- _What needs to be done_
Begin at the top of the records below and return each line exactly through the line with "ideal_y = [0, 100]". Skip pictures.

- _Records_
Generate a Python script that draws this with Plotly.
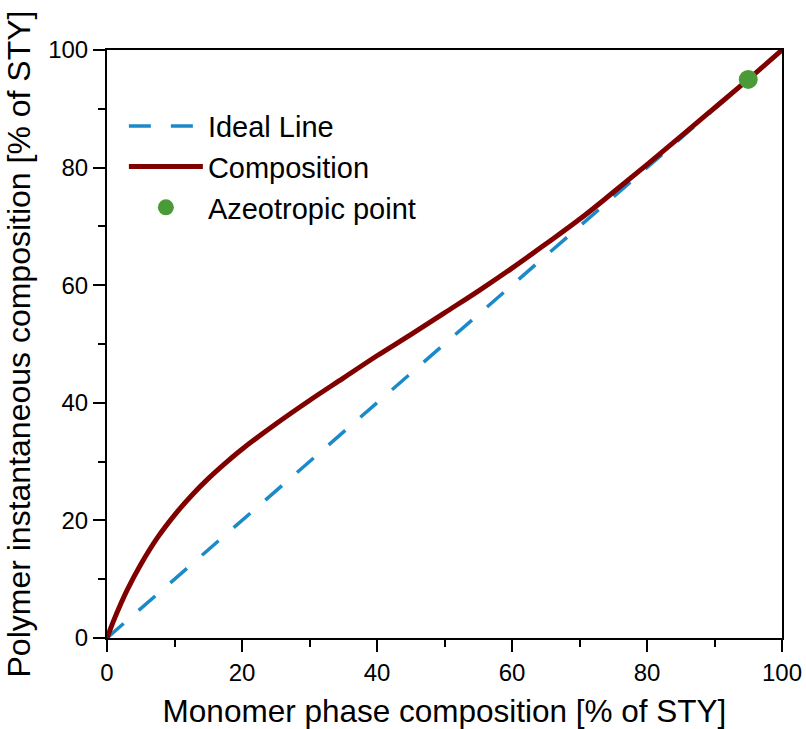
import plotly.graph_objects as go

# Ideal line (monomer = polymer composition)
ideal_x = [0, 100]
ideal_y = [0, 100]

# Composition curve
comp_x = [0, 1, 2, 3, 5, 7.5, 10, 12.5, 15, 17.5, 20, 25, 30, 35, 40, 45, 50,
          55, 60, 65, 70, 75, 80, 85, 90, 95, 100]
comp_y = [0, 3.0, 5.7, 8.2, 12.5, 17.1, 20.9, 24.2, 27.1, 29.7, 32.1, 36.4, 40.4,
          44.2, 48.0, 51.6, 55.3, 59.0, 62.9, 67.0, 71.2, 75.8, 80.5, 85.3, 90.15,
          95.0, 100]

# Azeotropic point
az_x = [95]
az_y = [95]

FONT = "Liberation Sans, Arial, sans-serif"

fig = go.Figure()
fig.add_trace(go.Scatter(x=ideal_x, y=ideal_y, mode="lines", name="Ideal Line",
                         line=dict(color="#1a8bc8", width=3.5, dash="22px,20px")))
fig.add_trace(go.Scatter(x=comp_x, y=comp_y, mode="lines", name="Composition",
                         line=dict(color="#800000", width=5, shape="spline", smoothing=1)))
fig.add_trace(go.Scatter(x=az_x, y=az_y, mode="markers", name="Azeotropic point",
                         marker=dict(color="#4a9a38", size=19)))

axis_common = dict(
    showline=True, linecolor="black", linewidth=2, mirror=True,
    ticks="outside", ticklen=12, tickwidth=2, tickcolor="black",
    showgrid=False, zeroline=False, automargin=False,
    tickfont=dict(family=FONT, size=24, color="black"),
    minor=dict(ticks="outside", ticklen=7, tickwidth=2, tickcolor="black", dtick=10),
)

fig.update_layout(
    width=806, height=729,
    margin=dict(l=107, r=24, t=50, b=91),
    paper_bgcolor="white", plot_bgcolor="white",
    font=dict(family=FONT, color="black"),
    showlegend=True,
    legend=dict(x=0.025, y=0.914, xanchor="left", yanchor="top",
                font=dict(family=FONT, size=29, color="black"),
                bgcolor="rgba(0,0,0,0)", itemwidth=74, tracegroupgap=0),
    xaxis=dict(range=[0, 100], dtick=20, tick0=0,
               title=dict(text="Monomer phase composition [% of STY]",
                          font=dict(family=FONT, size=31.5, color="black"), standoff=17),
               **axis_common),
    yaxis=dict(range=[0, 100], dtick=20, tick0=0,
               title=dict(text="Polymer instantaneous composition [% of STY]",
                          font=dict(family=FONT, size=32, color="black"), standoff=8),
               **axis_common),
)

fig.write_html("out.html")
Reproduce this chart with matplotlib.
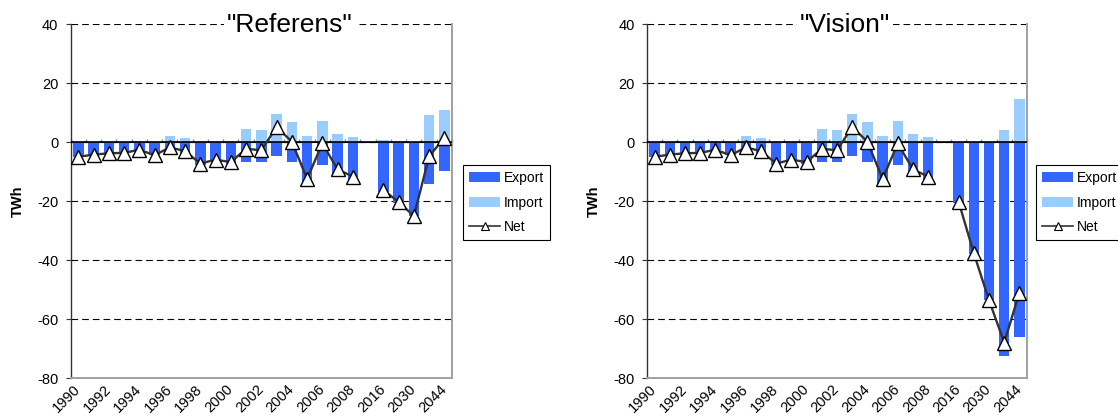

- _Output below_
Generate a Python script that draws this with Plotly.
import plotly.graph_objects as go

# Ideal line (monomer = polymer composition)
ideal_x = [0, 100]
ideal_y = [0, 100]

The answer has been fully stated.